Hatin' on rural people

A Tweet by a guy named Jackson Kernion came across my Twitter feed yesterday.  Indeed, since I write about rural stuff, it popped up several times over the course of a few hours.  Here's what it said:
I unironically embrace the bashing of rural Americans.  they, as a group, are bad people who have made bad life decisions.  Some, I assume, are good people, but this is nostalgia for some ... 
I'm pasting below the screen shot I took.  When I went to reTweet my friend Chris Chavis's Tweet, I saw that Kernion's Tweet had been removed.  


Then I came across this on Kernion's Twitter feed: 
Pretty sure I did a bad tweet here.  Gonna delete it.
I'll want to reflect on it more later, but my tone is way crasser and meaner than I like to think I am.


Wish I knew what the rest of Kernion's initial Tweet said.  My Twitter reply to his retraction:  "thanks for hitting the pause button on this." 

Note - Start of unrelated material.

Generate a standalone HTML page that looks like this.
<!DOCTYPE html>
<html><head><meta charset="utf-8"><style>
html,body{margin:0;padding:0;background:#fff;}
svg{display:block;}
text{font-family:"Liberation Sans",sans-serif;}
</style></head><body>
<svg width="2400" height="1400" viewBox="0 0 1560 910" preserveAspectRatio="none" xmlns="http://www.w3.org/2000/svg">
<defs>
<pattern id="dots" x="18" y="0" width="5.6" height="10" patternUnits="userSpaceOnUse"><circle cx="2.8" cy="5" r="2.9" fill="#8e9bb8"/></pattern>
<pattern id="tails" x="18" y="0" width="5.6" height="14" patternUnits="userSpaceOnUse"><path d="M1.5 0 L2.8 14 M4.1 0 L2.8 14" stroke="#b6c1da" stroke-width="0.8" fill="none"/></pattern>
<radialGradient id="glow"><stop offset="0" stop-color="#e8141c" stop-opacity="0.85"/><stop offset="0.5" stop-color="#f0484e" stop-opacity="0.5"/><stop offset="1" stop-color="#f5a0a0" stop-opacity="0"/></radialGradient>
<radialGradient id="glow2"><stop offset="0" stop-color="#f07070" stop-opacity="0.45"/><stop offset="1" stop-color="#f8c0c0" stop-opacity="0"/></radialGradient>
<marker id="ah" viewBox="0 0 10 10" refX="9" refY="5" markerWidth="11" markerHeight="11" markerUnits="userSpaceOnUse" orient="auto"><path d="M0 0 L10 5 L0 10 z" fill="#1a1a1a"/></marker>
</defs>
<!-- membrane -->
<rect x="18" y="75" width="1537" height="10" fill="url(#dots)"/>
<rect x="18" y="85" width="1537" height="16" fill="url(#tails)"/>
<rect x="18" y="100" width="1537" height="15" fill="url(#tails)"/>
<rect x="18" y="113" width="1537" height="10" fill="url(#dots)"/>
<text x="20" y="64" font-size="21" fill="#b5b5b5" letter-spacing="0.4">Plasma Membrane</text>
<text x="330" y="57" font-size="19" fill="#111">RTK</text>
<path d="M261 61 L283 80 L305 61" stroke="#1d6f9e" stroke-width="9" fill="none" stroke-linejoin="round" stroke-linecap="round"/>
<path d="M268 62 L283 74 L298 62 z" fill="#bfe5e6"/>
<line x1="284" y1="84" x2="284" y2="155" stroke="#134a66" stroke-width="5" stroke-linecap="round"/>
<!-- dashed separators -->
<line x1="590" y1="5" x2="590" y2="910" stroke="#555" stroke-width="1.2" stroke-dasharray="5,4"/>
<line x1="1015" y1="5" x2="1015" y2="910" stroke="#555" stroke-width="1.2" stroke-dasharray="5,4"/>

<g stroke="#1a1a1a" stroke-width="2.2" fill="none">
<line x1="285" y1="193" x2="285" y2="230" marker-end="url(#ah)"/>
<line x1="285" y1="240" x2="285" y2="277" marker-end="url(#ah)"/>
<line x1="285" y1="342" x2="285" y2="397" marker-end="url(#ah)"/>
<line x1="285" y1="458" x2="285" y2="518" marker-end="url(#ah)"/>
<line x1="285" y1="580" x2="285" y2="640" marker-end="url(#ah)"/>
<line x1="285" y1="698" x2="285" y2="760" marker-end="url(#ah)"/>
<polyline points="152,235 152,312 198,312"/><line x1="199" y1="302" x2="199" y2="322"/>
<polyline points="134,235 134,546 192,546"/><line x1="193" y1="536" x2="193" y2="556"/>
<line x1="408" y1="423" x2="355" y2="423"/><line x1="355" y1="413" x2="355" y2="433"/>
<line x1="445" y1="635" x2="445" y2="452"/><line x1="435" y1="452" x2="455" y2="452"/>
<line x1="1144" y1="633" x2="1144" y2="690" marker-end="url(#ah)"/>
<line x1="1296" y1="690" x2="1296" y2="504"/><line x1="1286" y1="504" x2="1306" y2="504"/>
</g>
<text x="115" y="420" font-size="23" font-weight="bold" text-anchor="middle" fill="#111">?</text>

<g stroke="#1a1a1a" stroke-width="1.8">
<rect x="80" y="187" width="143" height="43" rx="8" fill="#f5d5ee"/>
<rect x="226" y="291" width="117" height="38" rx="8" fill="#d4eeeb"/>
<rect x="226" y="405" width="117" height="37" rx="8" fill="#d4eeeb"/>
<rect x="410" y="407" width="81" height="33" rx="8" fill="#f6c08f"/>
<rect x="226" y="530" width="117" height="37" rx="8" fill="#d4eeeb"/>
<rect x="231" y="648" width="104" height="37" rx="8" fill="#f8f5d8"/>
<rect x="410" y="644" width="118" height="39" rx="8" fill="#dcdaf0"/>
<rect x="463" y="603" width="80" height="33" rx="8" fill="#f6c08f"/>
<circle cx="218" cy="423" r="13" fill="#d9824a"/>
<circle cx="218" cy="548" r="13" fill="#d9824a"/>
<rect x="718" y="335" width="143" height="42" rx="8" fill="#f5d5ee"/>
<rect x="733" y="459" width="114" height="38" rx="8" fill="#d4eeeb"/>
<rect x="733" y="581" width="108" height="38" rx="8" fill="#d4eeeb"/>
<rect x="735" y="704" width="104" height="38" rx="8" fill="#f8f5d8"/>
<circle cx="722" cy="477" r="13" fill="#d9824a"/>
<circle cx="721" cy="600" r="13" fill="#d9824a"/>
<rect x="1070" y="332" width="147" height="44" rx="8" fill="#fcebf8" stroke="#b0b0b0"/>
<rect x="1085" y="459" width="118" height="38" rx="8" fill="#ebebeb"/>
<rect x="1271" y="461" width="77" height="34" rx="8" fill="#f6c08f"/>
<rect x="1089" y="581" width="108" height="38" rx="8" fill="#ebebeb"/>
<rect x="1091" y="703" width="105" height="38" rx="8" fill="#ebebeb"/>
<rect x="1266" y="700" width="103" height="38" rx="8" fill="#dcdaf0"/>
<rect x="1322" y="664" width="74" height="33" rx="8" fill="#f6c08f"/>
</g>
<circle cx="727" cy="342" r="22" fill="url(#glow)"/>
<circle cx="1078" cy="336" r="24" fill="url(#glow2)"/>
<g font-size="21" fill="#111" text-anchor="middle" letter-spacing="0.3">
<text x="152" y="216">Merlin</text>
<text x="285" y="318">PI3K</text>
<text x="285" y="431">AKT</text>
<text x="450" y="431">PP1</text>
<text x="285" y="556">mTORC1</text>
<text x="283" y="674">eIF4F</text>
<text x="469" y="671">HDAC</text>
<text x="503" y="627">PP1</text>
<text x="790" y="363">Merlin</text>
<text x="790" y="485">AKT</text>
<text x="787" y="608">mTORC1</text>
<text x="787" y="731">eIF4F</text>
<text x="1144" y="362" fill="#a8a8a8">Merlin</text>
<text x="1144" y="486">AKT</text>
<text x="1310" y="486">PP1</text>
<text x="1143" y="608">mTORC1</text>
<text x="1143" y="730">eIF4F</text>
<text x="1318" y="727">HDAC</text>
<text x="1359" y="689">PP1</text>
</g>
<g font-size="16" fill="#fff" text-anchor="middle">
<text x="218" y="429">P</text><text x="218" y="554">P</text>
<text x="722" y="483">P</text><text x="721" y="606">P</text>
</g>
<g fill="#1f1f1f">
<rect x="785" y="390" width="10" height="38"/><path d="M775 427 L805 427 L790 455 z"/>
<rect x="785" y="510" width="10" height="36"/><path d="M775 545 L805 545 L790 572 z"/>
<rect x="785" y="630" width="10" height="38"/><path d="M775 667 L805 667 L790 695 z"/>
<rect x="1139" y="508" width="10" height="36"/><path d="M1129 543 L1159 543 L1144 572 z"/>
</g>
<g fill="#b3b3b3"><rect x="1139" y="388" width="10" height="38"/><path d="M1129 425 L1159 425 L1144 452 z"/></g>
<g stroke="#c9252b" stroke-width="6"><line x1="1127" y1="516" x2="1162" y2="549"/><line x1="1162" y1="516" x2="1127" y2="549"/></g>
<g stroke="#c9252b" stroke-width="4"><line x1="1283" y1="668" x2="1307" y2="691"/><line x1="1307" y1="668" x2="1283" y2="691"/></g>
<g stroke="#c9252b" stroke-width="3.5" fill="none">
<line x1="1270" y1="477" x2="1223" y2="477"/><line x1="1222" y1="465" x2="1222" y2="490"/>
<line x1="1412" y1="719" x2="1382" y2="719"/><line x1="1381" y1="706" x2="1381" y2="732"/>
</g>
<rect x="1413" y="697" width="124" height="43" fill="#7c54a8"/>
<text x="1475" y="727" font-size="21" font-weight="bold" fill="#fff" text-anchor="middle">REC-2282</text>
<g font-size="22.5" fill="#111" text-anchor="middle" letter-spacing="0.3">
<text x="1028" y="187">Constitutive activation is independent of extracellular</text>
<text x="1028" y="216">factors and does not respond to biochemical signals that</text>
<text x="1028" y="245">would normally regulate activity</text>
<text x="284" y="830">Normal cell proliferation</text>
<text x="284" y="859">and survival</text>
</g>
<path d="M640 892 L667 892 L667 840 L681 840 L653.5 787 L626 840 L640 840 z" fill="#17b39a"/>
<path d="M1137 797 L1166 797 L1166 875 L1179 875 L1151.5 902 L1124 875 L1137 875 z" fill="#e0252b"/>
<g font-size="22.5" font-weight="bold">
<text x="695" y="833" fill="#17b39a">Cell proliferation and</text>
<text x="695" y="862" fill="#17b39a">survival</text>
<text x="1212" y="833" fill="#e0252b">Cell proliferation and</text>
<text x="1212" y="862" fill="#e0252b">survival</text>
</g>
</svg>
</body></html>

Kernion, I see, is a candidate for a PhD in Philosophy at UC Berkeley, focusing on philosophy of the mind, philosophy of science and epistemology.  The description of his dissertation research, on his personal home page, looks appropriately cerebral.  Nothing there hints at why he might harbor such animus to rural folks.  His Twitter profile shows his location as Palo Alto, California--so maybe living among the super rich and uber urban has done it to him.     

Kernion's Tweet reminds me of the comments of former FCC chair Michael Katz a decade ago: 
Other people don’t like to say bad things about rural areas . . . [s]o I will. . . . The notion that we should be helping people who live in rural areas avoid the costs that they impose on society . . . is misguided . . . from an efficiency point of view and an equity one.” Katz called rural places “environmentally hostile, energy inefficient and even weak in innovation, simply because rural people are spread out across the landscape.
That's as quoted in my 2011 article, The Geography of the Class Culture Wars, which surveyed anti-rural rhetoric in the 2008 presidential race, mostly rhetoric in mainstream, left-leaning media.  It wasn't pretty but little of it was as blunt or harsh as Katz's.  To my knowledge, he never withdrew his comments, or apologized for them.